È il caso di uno dei filoni di una maxi inchiesta contro la ‘ndrangheta. Costola che riguardava la pubblica amministrazione e che ha coinvolto personaggi del calibro di Paolo Romeo, considerato tra più influenti capi di una ‘ndrangheta dei colletti bianchi. Condotta dalla procura antimafia di Reggio Calabria, il capitolo in questione era nato contestando l’abuso d’ufficio: si è arrivati poi alla corruzione e alla turbativa d’asta. «Senza più l’abuso d’ufficio, questa indagine non sarebbe neppure partita», dice uno dei detective dell’indagine. Allo stesso modo i magistrati di Salerno tra il 2018 e il 2019 non avrebbero intercettato i meccanismi corruttivi all’interno della commissione tributaria. Tutto era nato dal reato di abuso d’ufficio. Le ulteriori verifiche hanno dimostrato che si trattava di un sistema articolato in cui erano coinvolti anche giudici della commissione, poi accusati di corruzione in atti giudiziari.
E che dire invece di chi ha col solo reato di abuso d’ufficio ha incassato condanne in appello ed è in attesa della Cassazione. È il caso del sindaco Pd di Reggio Calabria, Giuseppe Falcomatà, un anno in secondo grado: aveva concesso un immobile all’associazione di un imprenditore con cui era in ottimi rapporti. Imprenditore che nel 2014 aveva peraltro offerto gratuitamente a Falcomatà alcuni locali per ospitare la sua segreteria politica. La riforma del governo normalizza tutto ciò, il reato scompare.
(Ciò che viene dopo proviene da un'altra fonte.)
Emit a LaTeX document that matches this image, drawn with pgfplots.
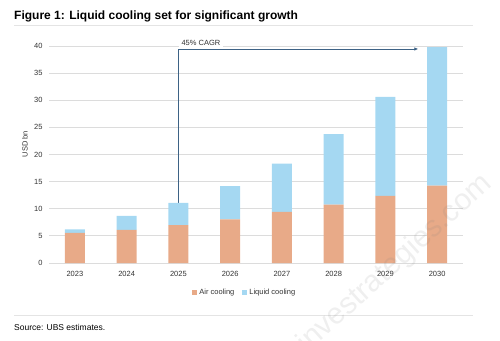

Nordio ha riservato attacchi severi all’associazione nazionale magistrati e all’ex presidente del Senato, Piero Grasso, tra i più autorevoli magistrati antimafia: «Lui vede la politica come un mondo di mafiosi», ha detto Nordio. In una delle sue uscite pubbliche, ha anche sottolineato che la lentezza del nostro processo «costa al nostro Paese due punti di Pil all’anno». Ma omette di dire quanto costano all’Italia l’inefficienza della pubblica amministrazione, le mazzette, la concorrenza sleale delle mafie e il malaffare.